SPRINGFIELD, Va. -- Matthew O'Leary and Anthony Roberts are trying to collect 10,000 signatures to send to the Virginia Board of Elections to show their cat Hank is a serious candidate in the Virginia race for the U.S. Senate, even though the effort will almost certainly prove futile.
"We know Hank will be not allowed to be on the ballot, because he doesn't have a social security number," says O'Leary, who is wearing a Hank campaign T-shirt. "He doesn't have the eligibility to vote. And he's a cat."
The fluffy Maine coon, for his part, is doing what any candidate might do while campaigning in a very close election. He's wearing a bow tie and lounging underneath a coffee table covered in swag: Hank For Senate campaign bumper stickers, campaign posters currently for sale on eBay, a campaign mug. (All swag proceeds benefit animal rescue groups.)
Being a cat has influenced Hank's approach to politics. For example, the feline candidate -- who enjoys sleeping, attention and cheese, according to his owners -- avoided Virginia's contentious political battles over reproductive rights. When asked about abortion, O'Leary says Hank's response was "a bit different."
"[With cats] There are so many of them and it's so rare that there's an actual abortion taking place," O'Leary says.
Hank's camp so far has focused running a clean, positive campaign that uses Facebook to expose flaws and illogic in the political process, and donates all proceeds to animal rescue groups. O'Leary and Roberts hope Hank's campaign will, in all sincerity, serve as a model for other politicians.
"Hank has shown that you can not go negative and still get attention," O'Leary says. "Of course it helps [that Hank is a cat.]" (O'Leary and Roberts estimate that Hank's campaign has raised about $5,000 so far for animal rescue groups; hopefully, they will determine the exact number when they submit Hank's financial disclosure forms to the Senate in May. Yes, they are really planning to submit those forms. They already did Hank's taxes, on TurboTax, and signed them with a paw print.)
Though Hank's campaign is now, at least partly, a serious (if fun and adorable) critique of campaigns, it started as a joke. In the fall, when campaigns for Virginia state Senate were underway, O'Leary and Roberts got tired of seeing politicians' signs along the road.
"So we thought it would be fun to create the Hank for Senate campaign, and run him for state Senate," says O'Leary. "When the election came we found out he actually got nine votes. As a typical politician, what do you do when you fail? You run for the next highest seat."

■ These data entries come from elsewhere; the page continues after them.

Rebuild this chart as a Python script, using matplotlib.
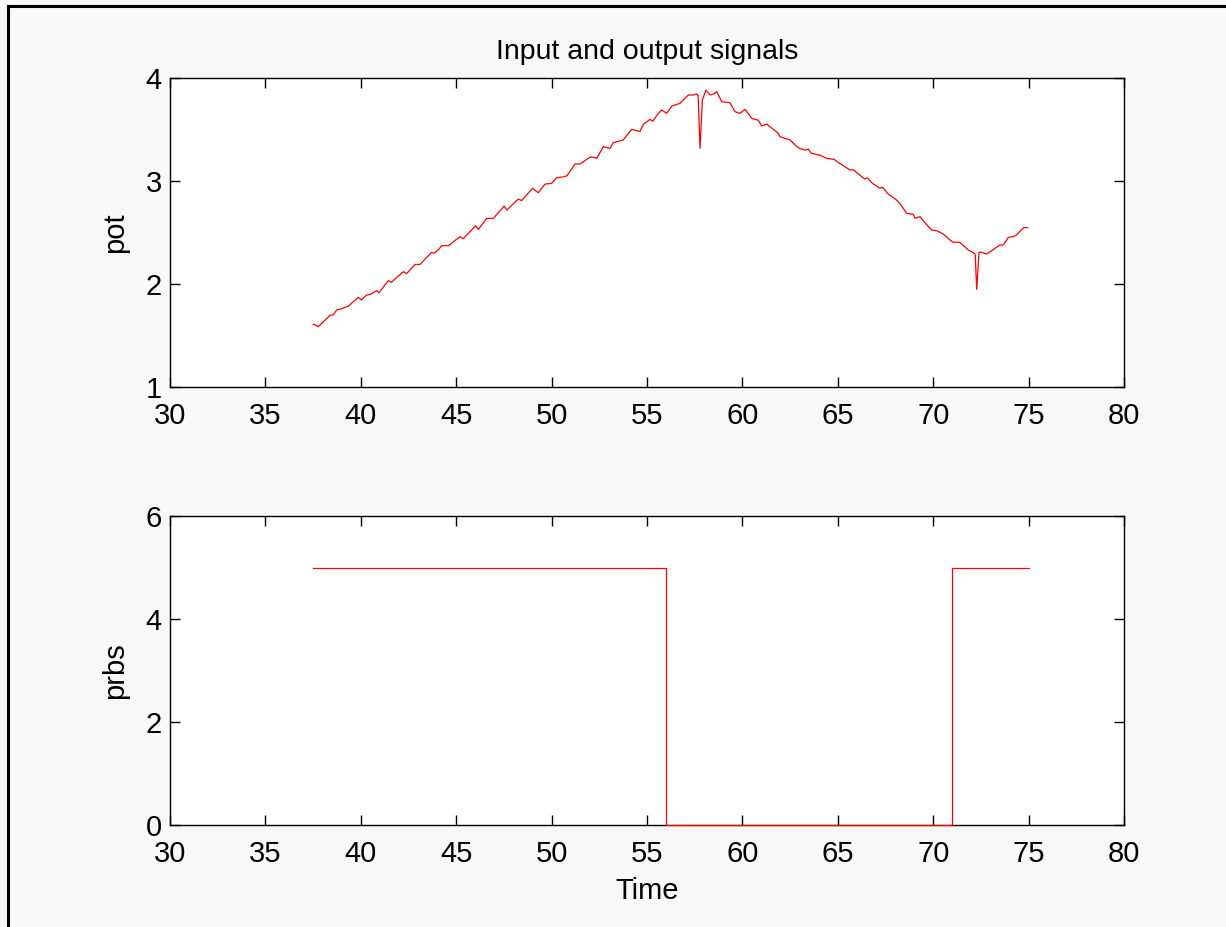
import matplotlib
matplotlib.use("Agg")
import matplotlib.pyplot as plt
from matplotlib.lines import Line2D

# ---- data ----
pot_time = [37.51, 37.65, 37.77, 38.39, 38.55, 38.74, 39.0, 39.35, 39.87, 40.03,
            40.31, 40.5, 40.83, 40.95, 41.44, 41.6, 42.23, 42.4, 42.84, 43.1,
            43.71, 43.85, 44.05, 44.24, 44.6, 45.2, 45.37, 45.72, 46.02, 46.16,
            46.6, 46.95, 47.51, 47.65, 48.26, 48.43, 49.0, 49.3, 49.65, 50.0,
            50.27, 50.62, 50.8, 51.23, 51.5, 51.93, 52.1, 52.37, 52.71, 53.06,
            53.23, 53.75, 54.2, 54.63, 54.81, 55.16, 55.3, 55.6, 55.77, 56.03,
            56.3, 56.73, 57.17, 57.43, 57.6, 57.68, 57.78, 57.9, 58.09, 58.3,
            58.5, 58.65, 58.92, 59.35, 59.61, 59.87, 60.14, 60.49, 60.83, 61.01,
            61.27, 61.88, 61.97, 62.5, 62.76, 62.98, 63.3, 63.45, 63.6, 64.07,
            64.2, 64.4, 64.8, 64.95, 65.2, 65.64, 65.8, 66.0, 66.4, 66.55,
            66.8, 67.2, 67.35, 67.6, 67.9, 68.05, 68.26,
            68.61, 68.96, 69.05, 69.31, 69.57, 69.92, 70.18, 70.53, 70.88, 71.06,
            71.4, 71.84, 72.1, 72.2, 72.28, 72.4, 72.5, 72.8, 73.24, 73.5,
            73.68, 73.94, 74.2, 74.37, 74.73, 74.95]
pot_value = [1.609, 1.60, 1.585, 1.696, 1.70, 1.748, 1.76, 1.786, 1.871, 1.845,
             1.893, 1.90, 1.935, 1.915, 2.032, 2.016, 2.12, 2.10, 2.19, 2.19,
             2.307, 2.30, 2.33, 2.372, 2.372, 2.46, 2.44, 2.508, 2.566, 2.53,
             2.637, 2.637, 2.757, 2.718, 2.825, 2.81, 2.929, 2.886, 2.97, 2.977,
             3.032, 3.04, 3.05, 3.165, 3.165, 3.223, 3.235, 3.22, 3.333, 3.317,
             3.372, 3.398, 3.502, 3.479, 3.55, 3.599, 3.58, 3.657, 3.69, 3.657,
             3.728, 3.754, 3.835, 3.835, 3.845, 3.83, 3.317, 3.786, 3.883, 3.835,
             3.845, 3.867, 3.77, 3.76, 3.673, 3.657, 3.696, 3.608, 3.59, 3.534,
             3.553, 3.463, 3.43, 3.398, 3.35, 3.317, 3.30, 3.31, 3.27, 3.25,
             3.24, 3.22, 3.21, 3.19, 3.16, 3.107, 3.11, 3.08, 3.02, 3.03,
             2.98, 2.93, 2.94, 2.88, 2.84, 2.82, 2.78,
             2.686, 2.676, 2.638, 2.654, 2.595, 2.524, 2.517, 2.485, 2.427, 2.405,
             2.405, 2.33, 2.304, 2.29, 1.948, 2.304, 2.31, 2.291, 2.346, 2.379,
             2.379, 2.453, 2.46, 2.476, 2.547, 2.547]

prbs_time = [37.5, 56.0, 71.0, 75.0]
prbs_value = [5, 0, 5, 5]

x_ticks = [30, 35, 40, 45, 50, 55, 60, 65, 70, 75, 80]
pot_ticks = [1, 2, 3, 4]
prbs_ticks = [0, 2, 4, 6]

title = "Input and output signals"

# ---- figure ----
plt.rcParams['font.family'] = ['Liberation Sans', 'DejaVu Sans']
fig = plt.figure(figsize=(12.26, 9.27), dpi=100)
fig.patch.set_facecolor('#f8f8f8')

# figure border (left and top)
fig.add_artist(Line2D([8/1226, 8/1226], [0, 1 - 6/927], color='black', lw=2.2,
                      transform=fig.transFigure))
fig.add_artist(Line2D([8/1226, 1], [1 - 6/927, 1 - 6/927], color='black', lw=2.2,
                      transform=fig.transFigure))

left = 170 / 1226
width = (1124 - 170) / 1226
ax1 = fig.add_axes([left, 1 - 387/927, width, (387 - 78)/927])
ax2 = fig.add_axes([left, 1 - 825/927, width, (825 - 516)/927])

for ax in (ax1, ax2):
    ax.set_facecolor('white')
    ax.set_xlim(30, 80)
    ax.set_xticks(x_ticks)
    ax.tick_params(direction='in', length=7, width=1, top=True, right=True,
                   labelsize=21, colors='black', pad=6)
    ax.tick_params(axis='x', pad=11)
    for s in ax.spines.values():
        s.set_linewidth(1.0)

ax1.plot(pot_time, pot_value, color='red', lw=0.9)
ax1.set_ylim(1, 4)
ax1.set_yticks(pot_ticks)
ax1.set_ylabel('pot', fontsize=21, labelpad=12)
ax1.set_title(title, fontsize=20.5, pad=14)

ax2.plot(prbs_time, prbs_value, color='red', lw=0.9, drawstyle='steps-post',
         clip_on=False, zorder=5)
ax2.set_ylim(0, 6)
ax2.set_yticks(prbs_ticks)
ax2.set_ylabel('prbs', fontsize=21, labelpad=12)
ax2.set_xlabel('Time', fontsize=21, labelpad=6)

fig.savefig('out.png', dpi=100, facecolor=fig.get_facecolor())
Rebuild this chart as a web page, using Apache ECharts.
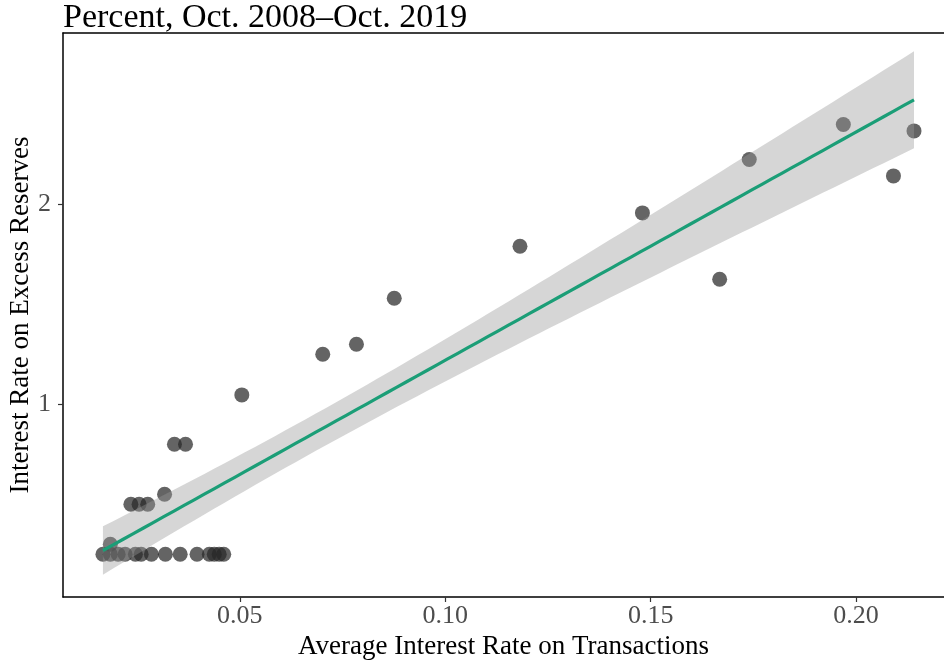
<!DOCTYPE html>
<html>
<head>
<meta charset="utf-8">
<script src="https://cdn.jsdelivr.net/npm/echarts@6.0.0/dist/echarts.min.js"></script>
<style>
  html, body { margin: 0; padding: 0; background: #fff; }
  #main { width: 944px; height: 661px; }
</style>
</head>
<body>
<div id="main"></div>
<script>
// average interest rate on transactions (x) vs IOER (y)
const rateTx = [
  0.0167, 0.0185, 0.0204, 0.0221, 0.0246, 0.0260, 0.0285, 0.0319, 0.0355, 0.0396,
  0.0426, 0.0438, 0.0450, 0.0461,
  0.0185,
  0.0235, 0.0255, 0.0276,
  0.0317,
  0.0341, 0.0368,
  0.0505, 0.0702, 0.0784, 0.0876, 0.1182, 0.1480, 0.1668, 0.1740, 0.1969, 0.2091, 0.2141
]
const ioer = [
  0.25, 0.25, 0.25, 0.25, 0.25, 0.25, 0.25, 0.25, 0.25, 0.25,
  0.25, 0.25, 0.25, 0.25,
  0.30,
  0.50, 0.50, 0.50,
  0.55,
  0.80, 0.80,
  1.047, 1.25, 1.30, 1.53, 1.79, 1.957, 1.625, 2.224, 2.399, 2.142, 2.367
]
const xTicks = [0.05, 0.10, 0.15, 0.20]
const yTicks = [1, 2]

const FONT = 'Liberation Serif'

// linear fit + 95% confidence band (like geom_smooth(method = "lm"))
const n = rateTx.length
const mx = rateTx.reduce((a, b) => a + b, 0) / n
const my = ioer.reduce((a, b) => a + b, 0) / n
let sxx = 0, sxy = 0
for (let i = 0; i < n; i++) {
  sxx += (rateTx[i] - mx) ** 2
  sxy += (rateTx[i] - mx) * (ioer[i] - my)
}
const slope = sxy / sxx
const icpt = my - slope * mx
let sse = 0
for (let i = 0; i < n; i++) sse += (ioer[i] - icpt - slope * rateTx[i]) ** 2
const sRes = Math.sqrt(sse / (n - 2))
const tCrit = 2.042
const x0 = Math.min(...rateTx), x1 = Math.max(...rateTx)
const fit = [], band = []
for (let k = 0; k <= 80; k++) {
  const x = x0 + (x1 - x0) * k / 80
  const yh = icpt + slope * x
  const se = sRes * Math.sqrt(1 / n + (x - mx) ** 2 / sxx)
  fit.push([x, yh])
  band.push([x, yh - tCrit * se, yh + tCrit * se])
}

const pts = rateTx.map((x, i) => [x, ioer[i]])

const chart = echarts.init(document.getElementById('main'))
chart.setOption({
  animation: false,
  title: {
    text: 'Percent, Oct. 2008\u2013Oct. 2019',
    left: 63, top: 1, padding: 0,
    textStyle: { fontFamily: FONT, fontSize: 34, fontWeight: 'normal', color: '#000' }
  },
  grid: { left: 63, right: 0, top: 33, bottom: 64, containLabel: false, outerBoundsMode: 'none' },
  xAxis: [{
    type: 'value', min: 0.00698, max: 0.2214,
    splitLine: { show: false },
    axisLine: { lineStyle: { color: '#000', width: 1.5 } },
    axisTick: { customValues: xTicks, length: 5, lineStyle: { color: '#333', width: 1.2 } },
    axisLabel: {
      customValues: xTicks, margin: 6,
      fontFamily: FONT, fontSize: 26, color: '#4d4d4d',
      formatter: v => v.toFixed(2)
    },
    name: 'Average Interest Rate on Transactions',
    nameLocation: 'middle', nameGap: 34,
    nameTextStyle: { fontFamily: FONT, fontSize: 27, color: '#000' }
  }, {
    type: 'value', position: 'top', min: 0.00698, max: 0.2214,
    splitLine: { show: false },
    axisLine: { lineStyle: { color: '#000', width: 1.5 } },
    axisTick: { show: false }, axisLabel: { show: false }
  }],
  yAxis: {
    type: 'value', min: 0.0365, max: 2.8565,
    splitLine: { show: false },
    axisLine: { lineStyle: { color: '#000', width: 1.5 } },
    axisTick: { customValues: yTicks, length: 5, lineStyle: { color: '#333', width: 1.2 } },
    axisLabel: {
      customValues: yTicks, margin: 12,
      fontFamily: FONT, fontSize: 26, color: '#4d4d4d'
    },
    name: 'Interest Rate on Excess Reserves',
    nameLocation: 'middle', nameGap: 29, nameMoveOverlap: false,
    nameTextStyle: { fontFamily: FONT, fontSize: 27, color: '#000' }
  },
  series: [
    {
      type: 'scatter', data: pts, symbolSize: 15, z: 2,
      itemStyle: { color: 'rgba(40,40,40,0.72)', opacity: 1 }
    },
    {
      type: 'custom', z: 3, data: band,
      renderItem: (params, api) => {
        if (params.dataIndex !== 0) return
        const up = band.map(d => api.coord([d[0], d[2]]))
        const lo = band.map(d => api.coord([d[0], d[1]])).reverse()
        return {
          type: 'polygon',
          shape: { points: up.concat(lo) },
          style: { fill: 'rgba(153,153,153,0.4)' }
        }
      }
    },
    {
      type: 'line', data: fit, showSymbol: false, z: 4,
      lineStyle: { color: '#1b9e77', width: 3.2 }
    }
  ]
})
</script>
</body>
</html>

Hank lives in his Northern Virginia townhouse with another cat whose human pursuit began in jest: a shy 11-year-old named Lilly, who has her own long-running, actually helpful pet advice column. Roberts, who ghost-writes the column for Lilly, says he feels compelled to find answers to people's serious pet questions. That they've emailed to a cat. 12-year-old, very friendly Sammy, Hank's other cat sibling, has no human hobbies.
"He's not too into civics," says Roberts. "He could be a D.C. councilmember."
How many votes Hank will garner in the November election is an open question. Many of his supporters live out of state -- he's even got a substantial following in Russia -- and it's impossible to measure Hank's actual Virginia-based support, though "someone did an online poll and Hank got 98 percent," says Roberts.
"People ask what will you do if he wins," O'Leary says. "That's for the courts to decide."
And should Hank -- now sitting outside, under a chair on the deck -- lose?
"He always tells me that he wants to focus right now on the Senate campaign," O'Leary says. "But he has also told us that he very much wants to serve the public for the rest of his life. 2016, the race will be pretty wide open I think. We'll have a pretty good shot."